The third mistake is assuming BRSR automatically solves CSRD. BRSR is useful, but it needs mapping and gap checks before it can support ESRS-style or customer-specific requests.

The fourth mistake is leaving emissions data too late. GHG calculations need energy, fuel, refrigerant, vehicle, travel, purchase, and sometimes product or service data. These are slow to reconstruct at year end.

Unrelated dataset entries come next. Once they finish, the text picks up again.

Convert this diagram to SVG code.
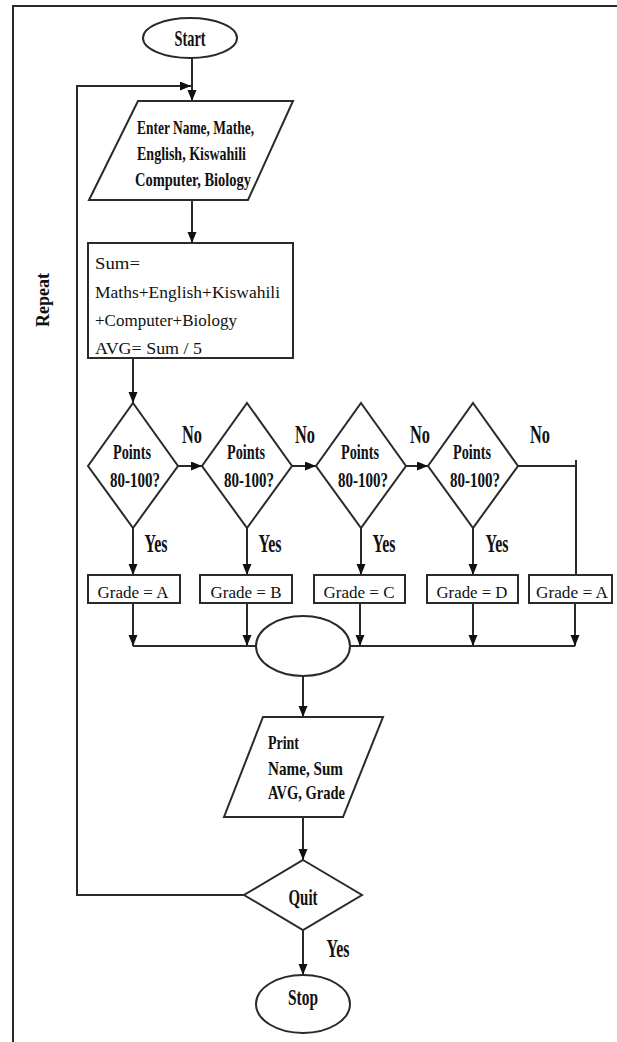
<svg xmlns="http://www.w3.org/2000/svg" width="617" height="1042" viewBox="0 0 617 1042">
<style>
.sh{fill:#fff;stroke:#2a2a2a;stroke-width:2}
.ln{fill:none;stroke:#2a2a2a;stroke-width:2}
.b{font-family:"Liberation Serif",serif;font-weight:bold;fill:#111}
.r{font-family:"Liberation Serif",serif;fill:#111}
.c{text-anchor:middle}
</style>
<defs>
<marker id="ah" markerUnits="userSpaceOnUse" markerWidth="11" markerHeight="10" refX="11" refY="4.5" orient="auto">
<path d="M0,0 L11,4.5 L0,9 z" fill="#111"/>
</marker>
</defs>
<rect width="617" height="1042" fill="#fff"/>
<g id="frame"><path class="ln" d="M617,6 H13 V1042"/></g>
<g id="connectors">
<path class="ln" d="M192,58 V101" marker-end="url(#ah)"/>
<path class="ln" d="M244,895 H77 V86 H191" marker-end="url(#ah)"/>
<path class="ln" d="M192,200 V243" marker-end="url(#ah)"/>
<path class="ln" d="M133,358 V403" marker-end="url(#ah)"/>
<path class="ln" d="M178,466 H202" marker-end="url(#ah)"/>
<path class="ln" d="M292,466 H316" marker-end="url(#ah)"/>
<path class="ln" d="M406,466 H428" marker-end="url(#ah)"/>
<path class="ln" d="M518,466 H576 M576,460 V575"/>
<path class="ln" d="M133,528 V575" marker-end="url(#ah)"/>
<path class="ln" d="M247,528 V575" marker-end="url(#ah)"/>
<path class="ln" d="M361,528 V575" marker-end="url(#ah)"/>
<path class="ln" d="M473,528 V575" marker-end="url(#ah)"/>
<path class="ln" d="M133,603 V646" marker-end="url(#ah)"/>
<path class="ln" d="M247,603 V646" marker-end="url(#ah)"/>
<path class="ln" d="M360,603 V646" marker-end="url(#ah)"/>
<path class="ln" d="M473,603 V646" marker-end="url(#ah)"/>
<path class="ln" d="M575,603 V646" marker-end="url(#ah)"/>
<path class="ln" d="M133,646 H575"/>
<path class="ln" d="M303,676 V717" marker-end="url(#ah)"/>
<path class="ln" d="M303,817 V860" marker-end="url(#ah)"/>
<path class="ln" d="M303,930 V975" marker-end="url(#ah)"/>
<text class="b c" x="192" y="443" font-size="26" textLength="20" lengthAdjust="spacingAndGlyphs">No</text>
<text class="b c" x="305" y="443" font-size="26" textLength="20" lengthAdjust="spacingAndGlyphs">No</text>
<text class="b c" x="420" y="443" font-size="26" textLength="20" lengthAdjust="spacingAndGlyphs">No</text>
<text class="b c" x="540" y="443" font-size="26" textLength="20" lengthAdjust="spacingAndGlyphs">No</text>
<text class="b c" x="156" y="552" font-size="26" textLength="23" lengthAdjust="spacingAndGlyphs">Yes</text>
<text class="b c" x="270" y="552" font-size="26" textLength="23" lengthAdjust="spacingAndGlyphs">Yes</text>
<text class="b c" x="384" y="552" font-size="26" textLength="23" lengthAdjust="spacingAndGlyphs">Yes</text>
<text class="b c" x="497" y="552" font-size="26" textLength="23" lengthAdjust="spacingAndGlyphs">Yes</text>
<text class="b c" x="338" y="957" font-size="26" textLength="23" lengthAdjust="spacingAndGlyphs">Yes</text>
<text class="b c" transform="translate(49,300) rotate(-90)" font-size="18" textLength="54" lengthAdjust="spacingAndGlyphs">Repeat</text>
</g>
<g id="start">
<ellipse class="sh" cx="190" cy="38" rx="47" ry="20"/>
<text class="b c" x="190" y="46" font-size="24" textLength="31" lengthAdjust="spacingAndGlyphs">Start</text>
</g>
<g id="input">
<path class="sh" d="M138,101 H293 L248,200 H89 Z"/>
<text class="b" x="137" y="134" font-size="19" textLength="117" lengthAdjust="spacingAndGlyphs">Enter Name, Mathe,</text>
<text class="b" x="137" y="160" font-size="19" textLength="109" lengthAdjust="spacingAndGlyphs">English, Kiswahili</text>
<text class="b" x="135" y="186" font-size="19" textLength="116" lengthAdjust="spacingAndGlyphs">Computer, Biology</text>
</g>
<g id="compute">
<rect class="sh" x="88" y="243" width="205" height="115"/>
<text class="r" x="95" y="269" font-size="17.5" textLength="45" lengthAdjust="spacingAndGlyphs">Sum=</text>
<text class="r" x="95" y="298" font-size="17.5" textLength="185" lengthAdjust="spacingAndGlyphs">Maths+English+Kiswahili</text>
<text class="r" x="95" y="326" font-size="17.5" textLength="142" lengthAdjust="spacingAndGlyphs">+Computer+Biology</text>
<text class="r" x="95" y="354" font-size="17.5" textLength="107" lengthAdjust="spacingAndGlyphs">AVG= Sum / 5</text>
</g>
<g id="dec1">
<path class="sh" d="M133,403 L178,466 L133,528 L88,466 Z"/>
<text class="b c" x="132" y="459" font-size="22" textLength="38" lengthAdjust="spacingAndGlyphs">Points</text>
<text class="b c" x="135" y="487" font-size="22" textLength="50" lengthAdjust="spacingAndGlyphs">80-100?</text>
</g>
<g id="dec2">
<path class="sh" d="M247,403 L292,466 L247,528 L202,466 Z"/>
<text class="b c" x="246" y="459" font-size="22" textLength="38" lengthAdjust="spacingAndGlyphs">Points</text>
<text class="b c" x="249" y="487" font-size="22" textLength="50" lengthAdjust="spacingAndGlyphs">80-100?</text>
</g>
<g id="dec3">
<path class="sh" d="M361,403 L406,466 L361,528 L316,466 Z"/>
<text class="b c" x="360" y="459" font-size="22" textLength="38" lengthAdjust="spacingAndGlyphs">Points</text>
<text class="b c" x="363" y="487" font-size="22" textLength="50" lengthAdjust="spacingAndGlyphs">80-100?</text>
</g>
<g id="dec4">
<path class="sh" d="M473,403 L518,466 L473,528 L428,466 Z"/>
<text class="b c" x="472" y="459" font-size="22" textLength="38" lengthAdjust="spacingAndGlyphs">Points</text>
<text class="b c" x="475" y="487" font-size="22" textLength="50" lengthAdjust="spacingAndGlyphs">80-100?</text>
</g>
<g id="gradeA">
<rect class="sh" x="88" y="575" width="92" height="28"/>
<text class="r c" x="133" y="598" font-size="17" textLength="71" lengthAdjust="spacingAndGlyphs">Grade = A</text>
</g>
<g id="gradeB">
<rect class="sh" x="200" y="575" width="92" height="28"/>
<text class="r c" x="246" y="598" font-size="17" textLength="71" lengthAdjust="spacingAndGlyphs">Grade = B</text>
</g>
<g id="gradeC">
<rect class="sh" x="314" y="575" width="91" height="28"/>
<text class="r c" x="359" y="598" font-size="17" textLength="71" lengthAdjust="spacingAndGlyphs">Grade = C</text>
</g>
<g id="gradeD">
<rect class="sh" x="427" y="575" width="91" height="28"/>
<text class="r c" x="472" y="598" font-size="17" textLength="71" lengthAdjust="spacingAndGlyphs">Grade = D</text>
</g>
<g id="gradeA2">
<rect class="sh" x="529" y="575" width="83" height="28"/>
<text class="r c" x="572" y="598" font-size="17" textLength="72" lengthAdjust="spacingAndGlyphs">Grade = A</text>
</g>
<g id="merge">
<ellipse class="sh" cx="303" cy="646" rx="47" ry="30"/>
</g>
<g id="print">
<path class="sh" d="M263,717 H383 L343,817 H224 Z"/>
<text class="b" x="268" y="749" font-size="19" textLength="31" lengthAdjust="spacingAndGlyphs">Print</text>
<text class="b" x="268" y="775" font-size="19" textLength="75" lengthAdjust="spacingAndGlyphs">Name, Sum</text>
<text class="b" x="268" y="799" font-size="19" textLength="77" lengthAdjust="spacingAndGlyphs">AVG, Grade</text>
</g>
<g id="quit">
<path class="sh" d="M303,860 L362,895 L303,930 L244,895 Z"/>
<text class="b c" x="303" y="905" font-size="24" textLength="29" lengthAdjust="spacingAndGlyphs">Quit</text>
</g>
<g id="stop">
<ellipse class="sh" cx="303" cy="1004" rx="47" ry="29"/>
<text class="b c" x="303" y="1005" font-size="24" textLength="30" lengthAdjust="spacingAndGlyphs">Stop</text>
</g>
</svg>
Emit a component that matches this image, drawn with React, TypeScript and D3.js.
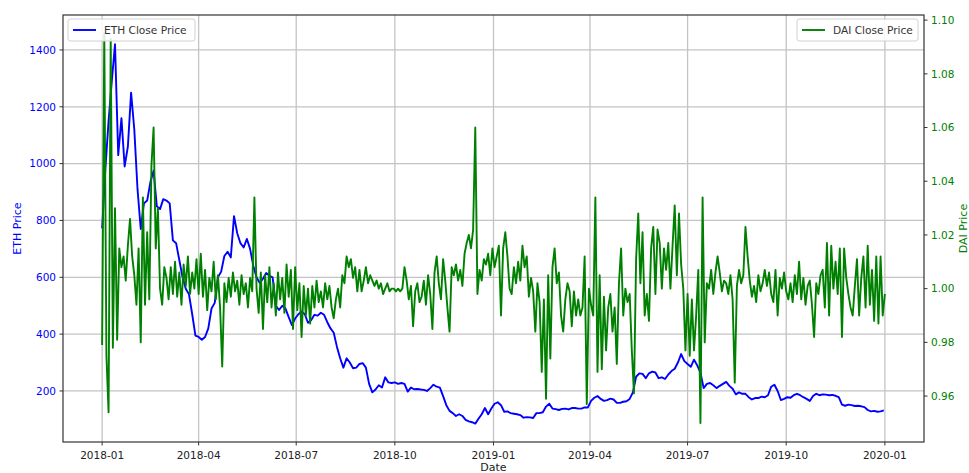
import React, { useEffect, useRef } from 'react';
import * as d3 from 'd3';

// series start date and sampling step (days) for each series
const START_DATE = '2018-01-01';
const ETH_STEP_DAYS = 3;
const DAI_STEP_DAYS = 2;

// ETH close price, every 3 days from 2018-01-01
const ethClose = [
  772, 980, 1150, 1290, 1420, 1030, 1160, 990, 1060, 1250,
  1120, 910, 770, 860, 870, 935, 975, 850, 840, 875,
  870, 860, 730, 720, 660, 600, 560, 540, 470, 395,
  390, 380, 390, 420, 490, 510, 600, 620, 675, 690,
  670, 815, 755, 720, 705, 735, 700, 640, 600, 580,
  595, 615, 605, 600, 500, 485, 500, 490, 460, 432,
  455, 470, 480, 470, 440, 450, 468, 465, 475, 468,
  442, 420, 405, 355, 315, 282, 315, 300, 280, 282,
  295, 298, 282, 225, 195, 205, 220, 212, 248, 230,
  228, 230, 225, 228, 225, 198, 212, 206, 207, 205,
  204, 200, 210, 222, 215, 212, 182, 150, 130, 122,
  112, 118, 112, 98, 93, 90, 85, 102, 118, 140,
  118, 138, 155, 160, 150, 127, 128, 122, 120, 118,
  115, 106, 108, 107, 105, 122, 122, 125, 145, 155,
  138, 136, 133, 137, 138, 135, 140, 140, 138, 138,
  142, 142, 165, 176, 182, 172, 165, 168, 173, 170,
  158, 158, 162, 164, 172, 195, 250, 262, 260, 245,
  262, 268, 265, 245, 248, 242, 258, 270, 278, 300,
  330, 305, 295, 285, 310, 290, 265, 210, 225, 228,
  220, 210, 218, 225, 232, 218, 208, 188, 195, 190,
  190, 178, 170, 175, 175, 180, 178, 185, 215, 222,
  200, 168, 172, 178, 176, 185, 190, 185, 178, 172,
  165, 182, 190, 185, 188, 187, 185, 186, 183, 178,
  152, 148, 152, 150, 147, 148, 146, 143, 133, 128,
  130, 127, 128, 132
];

// DAI close price, every 2 days from 2018-01-01
const daiClose = [
  0.979, 1.095, 0.975, 0.954, 1.093, 0.978, 1.030, 0.981, 1.015, 1.008, 1.012, 1.003, 1.016, 1.026, 1.012,
  1.005, 0.994, 1.015, 0.980, 1.034, 0.994, 1.021, 0.996, 1.046, 1.060, 1.015, 1.030, 1.000, 0.994, 1.008,
  1.004, 0.996, 1.008, 0.998, 1.010, 0.997, 1.006, 0.994, 1.009, 1.001, 1.012, 0.998, 1.006, 1.000, 1.011,
  0.998, 1.013, 0.997, 1.007, 0.992, 1.004, 0.999, 1.010, 0.996, 1.005, 0.993, 0.971, 1.002, 0.995, 1.004,
  0.997, 1.006, 0.999, 1.003, 0.994, 1.005, 0.998, 1.002, 0.993, 1.004, 0.999, 1.034, 1.000, 0.991, 1.006,
  0.985, 1.005, 0.995, 1.008, 0.993, 1.002, 0.990, 1.006, 0.996, 1.004, 0.991, 1.009, 0.997, 1.007, 0.985,
  1.008, 0.992, 1.002, 0.982, 1.001, 0.990, 1.000, 0.987, 1.001, 0.993, 1.003, 0.995, 0.999, 0.993, 1.002,
  0.996, 1.001, 0.993, 0.989, 0.996, 1.000, 0.993, 1.005, 1.002, 1.012, 1.008, 1.011, 1.004, 1.008, 0.999,
  1.007, 0.999, 1.003, 1.008, 1.002, 1.005, 1.003, 1.001, 1.003, 1.000, 1.002, 0.998, 1.000, 1.002, 0.999,
  1.000, 1.000, 0.999, 1.000, 0.999, 1.000, 1.008, 1.003, 0.996, 1.001, 0.986, 0.999, 1.002, 0.995, 0.997,
  1.003, 0.994, 1.005, 0.998, 0.985, 1.006, 1.012, 1.002, 0.996, 1.011, 1.003, 0.993, 0.984, 1.008, 1.005,
  1.009, 1.003, 1.007, 1.001, 1.013, 1.017, 1.020, 1.015, 1.022, 1.060, 0.998, 1.007, 1.003, 1.011, 1.009,
  1.013, 1.005, 1.015, 1.008, 1.012, 1.016, 0.990, 1.015, 1.021, 1.012, 1.000, 0.998, 1.008, 1.002, 1.010,
  1.003, 1.016, 1.008, 1.012, 0.997, 1.004, 0.999, 0.984, 1.002, 0.995, 0.969, 0.996, 0.959, 1.005, 0.974,
  1.008, 1.015, 1.002, 1.006, 0.990, 0.984, 0.996, 1.002, 0.999, 0.986, 0.999, 0.990, 0.996, 0.990, 0.993,
  1.012, 0.957, 1.000, 0.994, 0.990, 1.034, 0.969, 1.005, 0.970, 0.997, 0.977, 0.993, 0.998, 0.984, 0.993,
  0.972, 1.002, 1.015, 0.990, 1.000, 0.995, 0.998, 0.977, 0.961, 1.011, 1.028, 1.002, 1.021, 0.990, 0.998,
  0.988, 1.015, 1.023, 0.998, 1.022, 1.017, 1.000, 1.015, 1.007, 1.017, 1.000, 1.016, 1.031, 1.005, 1.028,
  1.009, 1.000, 0.977, 0.998, 0.975, 0.996, 0.977, 0.990, 1.007, 0.950, 1.034, 0.980, 1.002, 1.000, 1.007,
  0.998, 1.006, 1.012, 1.006, 0.999, 1.003, 1.002, 0.998, 1.005, 0.996, 0.965, 1.001, 1.007, 1.002, 1.005,
  1.023, 1.012, 1.003, 0.997, 1.001, 0.995, 1.005, 0.999, 1.002, 1.007, 1.001, 1.006, 0.998, 0.995, 1.007,
  0.990, 1.004, 1.000, 1.006, 0.999, 0.996, 1.002, 0.995, 1.005, 0.998, 1.010, 0.996, 1.004, 0.994, 1.001,
  1.003, 0.994, 0.982, 1.002, 0.998, 1.005, 1.007, 0.993, 1.017, 0.990, 1.016, 1.000, 1.010, 0.998, 1.015,
  0.982, 1.015, 1.004, 0.998, 0.993, 0.990, 1.001, 1.011, 0.990, 1.004, 1.012, 0.993, 1.016, 0.994, 1.007,
  0.988, 1.012, 0.987, 1.012, 0.990, 0.998
];

const xTickLabels = ['2018-01', '2018-04', '2018-07', '2018-10', '2019-01', '2019-04', '2019-07', '2019-10', '2020-01'];
const ethTicks = [200, 400, 600, 800, 1000, 1200, 1400];
const daiTicks = [0.96, 0.98, 1.0, 1.02, 1.04, 1.06, 1.08, 1.1];

// axis limits
const ethLimits: [number, number] = [20.4, 1523];
const daiLimits: [number, number] = [0.9429, 1.1019];

const WIDTH = 969;
const HEIGHT = 473;
const FONT = '"DejaVu Sans", sans-serif';

const App: React.FC = () => {
  const svgRef = useRef<SVGSVGElement>(null);

  useEffect(() => {
    if (!svgRef.current) return;
    const margin = { top: 15, right: 45, bottom: 31, left: 63 };
    const innerW = WIDTH - margin.left - margin.right;
    const innerH = HEIGHT - margin.top - margin.bottom;

    const svg = d3.select(svgRef.current);
    svg.selectAll('*').remove();

    const start = d3.utcParse('%Y-%m-%d')(START_DATE) as Date;
    const ethData = ethClose.map((v, i) => ({ date: d3.utcDay.offset(start, i * ETH_STEP_DAYS), value: v }));
    const daiData = daiClose.map((v, i) => ({ date: d3.utcDay.offset(start, i * DAI_STEP_DAYS), value: v }));

    // matplotlib-like 5% padding on the date axis
    const allDates = [...ethData, ...daiData].map(d => d.date.getTime());
    const t0 = d3.min(allDates) as number;
    const t1 = d3.max(allDates) as number;
    const pad = (t1 - t0) * 0.05;

    const x = d3.scaleUtc().domain([new Date(t0 - pad), new Date(t1 + pad)]).range([0, innerW]);
    const yEth = d3.scaleLinear().domain(ethLimits).range([innerH, 0]);
    const yDai = d3.scaleLinear().domain(daiLimits).range([innerH, 0]);

    const parseMonth = d3.utcParse('%Y-%m');
    const xTicks = xTickLabels.map(s => parseMonth(s) as Date);

    svg.append('rect').attr('width', WIDTH).attr('height', HEIGHT).attr('fill', '#fff');

    const g = svg.append('g').attr('transform', `translate(${margin.left},${margin.top})`);

    // grid
    g.append('g')
      .selectAll('line')
      .data(xTicks)
      .enter()
      .append('line')
      .attr('x1', d => x(d))
      .attr('x2', d => x(d))
      .attr('y1', 0)
      .attr('y2', innerH)
      .attr('stroke', '#c4c4c4')
      .attr('stroke-width', 1.3);

    g.append('g')
      .selectAll('line')
      .data(ethTicks)
      .enter()
      .append('line')
      .attr('x1', 0)
      .attr('x2', innerW)
      .attr('y1', d => yEth(d))
      .attr('y2', d => yEth(d))
      .attr('stroke', '#c4c4c4')
      .attr('stroke-width', 1.3);

    svg.append('defs')
      .append('clipPath')
      .attr('id', 'plot-clip')
      .append('rect')
      .attr('width', innerW)
      .attr('height', innerH);

    const lines = g.append('g').attr('clip-path', 'url(#plot-clip)');

    const ethLine = d3.line<{ date: Date; value: number }>()
      .x(d => x(d.date))
      .y(d => yEth(d.value));
    const daiLine = d3.line<{ date: Date; value: number }>()
      .x(d => x(d.date))
      .y(d => yDai(d.value));

    lines.append('path')
      .datum(ethData)
      .attr('d', ethLine)
      .attr('fill', 'none')
      .attr('stroke', '#0000ff')
      .attr('stroke-width', 1.9)
      .attr('stroke-linejoin', 'round');

    lines.append('path')
      .datum(daiData)
      .attr('d', daiLine)
      .attr('fill', 'none')
      .attr('stroke', '#008000')
      .attr('stroke-width', 1.9)
      .attr('stroke-linejoin', 'round');

    // frame
    g.append('rect')
      .attr('width', innerW)
      .attr('height', innerH)
      .attr('fill', 'none')
      .attr('stroke', '#333')
      .attr('stroke-width', 1.2);

    // x axis
    const xAxis = g.append('g').attr('transform', `translate(0,${innerH})`);
    xTicks.forEach((t, i) => {
      xAxis.append('line')
        .attr('x1', x(t)).attr('x2', x(t))
        .attr('y1', 0).attr('y2', 3.5)
        .attr('stroke', '#333');
      xAxis.append('text')
        .attr('x', x(t))
        .attr('y', 17)
        .attr('text-anchor', 'middle')
        .style('font-family', FONT)
        .style('font-size', '10.5px')
        .attr('fill', '#222')
        .text(xTickLabels[i]);
    });

    // left axis
    ethTicks.forEach(v => {
      g.append('line')
        .attr('x1', -3.5).attr('x2', 0)
        .attr('y1', yEth(v)).attr('y2', yEth(v))
        .attr('stroke', '#333');
      g.append('text')
        .attr('x', -7)
        .attr('y', yEth(v))
        .attr('dy', '0.36em')
        .attr('text-anchor', 'end')
        .style('font-family', FONT)
        .style('font-size', '10.5px')
        .attr('fill', '#0000ff')
        .text(String(v));
    });

    // right axis
    daiTicks.forEach(v => {
      g.append('line')
        .attr('x1', innerW).attr('x2', innerW + 3.5)
        .attr('y1', yDai(v)).attr('y2', yDai(v))
        .attr('stroke', '#333');
      g.append('text')
        .attr('x', innerW + 7)
        .attr('y', yDai(v))
        .attr('dy', '0.36em')
        .style('font-family', FONT)
        .style('font-size', '10.5px')
        .attr('fill', '#008000')
        .text(v.toFixed(2));
    });

    // axis titles
    svg.append('text')
      .attr('transform', `translate(21,${margin.top + innerH / 2}) rotate(-90)`)
      .attr('text-anchor', 'middle')
      .style('font-family', FONT)
      .style('font-size', '11px')
      .attr('fill', '#0000ff')
      .text('ETH Price');

    svg.append('text')
      .attr('transform', `translate(966.5,${margin.top + innerH / 2}) rotate(-90)`)
      .attr('text-anchor', 'middle')
      .style('font-family', FONT)
      .style('font-size', '11px')
      .attr('fill', '#008000')
      .text('DAI Price');

    svg.append('text')
      .attr('x', margin.left + innerW / 2)
      .attr('y', 471)
      .attr('text-anchor', 'middle')
      .style('font-family', FONT)
      .style('font-size', '11px')
      .attr('fill', '#222')
      .text('Date');

    // legends
    const legend = (x0: number, w: number, color: string, label: string) => {
      const lg = svg.append('g').attr('transform', `translate(${x0},19)`);
      lg.append('rect')
        .attr('width', w).attr('height', 22).attr('rx', 2.5)
        .attr('fill', 'rgba(255,255,255,0.85)')
        .attr('stroke', '#d0d0d0');
      lg.append('line')
        .attr('x1', 5).attr('x2', 28).attr('y1', 11).attr('y2', 11)
        .attr('stroke', color).attr('stroke-width', 1.9);
      lg.append('text')
        .attr('x', 36).attr('y', 11).attr('dy', '0.36em')
        .style('font-family', FONT)
        .style('font-size', '10.6px')
        .attr('fill', '#333')
        .text(label);
    };
    legend(68, 127, '#0000ff', 'ETH Close Price');
    legend(797, 121, '#008000', 'DAI Close Price');
  }, []);

  return (
    <svg
      ref={svgRef}
      width={WIDTH}
      height={HEIGHT}
      style={{ position: 'absolute', left: 0, top: 0, display: 'block' }}
    />
  );
};

export default App;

What Indian companies should do now

A proportionate action plan looks like this:

  • 1. Scope check: confirm direct CSRD exposure based on EU turnover, subsidiaries, branches, listings, and Member State law.
  • 2. Customer exposure check: identify EU customers, multinational customers, lenders, investors, and tenders likely to ask for sustainability data.
  • 3. BRSR mapping: compare existing BRSR/BRSR Core disclosures against likely customer or ESRS data requests.
  • 4. GHG baseline: calculate Scope 1 and Scope 2 emissions, then identify relevant Scope 3 or service-level requests.
  • 5. Evidence pack: organize policies, calculations, invoices, activity data, certifications, and methodology notes.
  • 6. Response templates: prepare standard answers for common customer questionnaires.
  • 7. Annual refresh: update data and evidence each year rather than rebuilding from scratch.

How Keslio can help

Keslio helps companies respond proportionately to CSRD-related expectations without turning every request into a full ESG project. For Indian companies and suppliers, we can support:

Official sources and further reading

Conclusion

CSRD still matters for Indian companies, but the right response is now more nuanced. Some Indian groups may be directly in scope because of EU turnover, EU subsidiaries or branches, EU-listed securities, or EU entity thresholds. Many more will be indirectly affected through customer, parent-company, lender, investor, or procurement requests.

The best first step is to check the route, then build the right level of sustainability data. For many Indian companies, that means using BRSR where available, preparing reliable GHG calculations, and keeping an evidence-backed data pack that can answer customer requests without overbuilding a full CSRD report.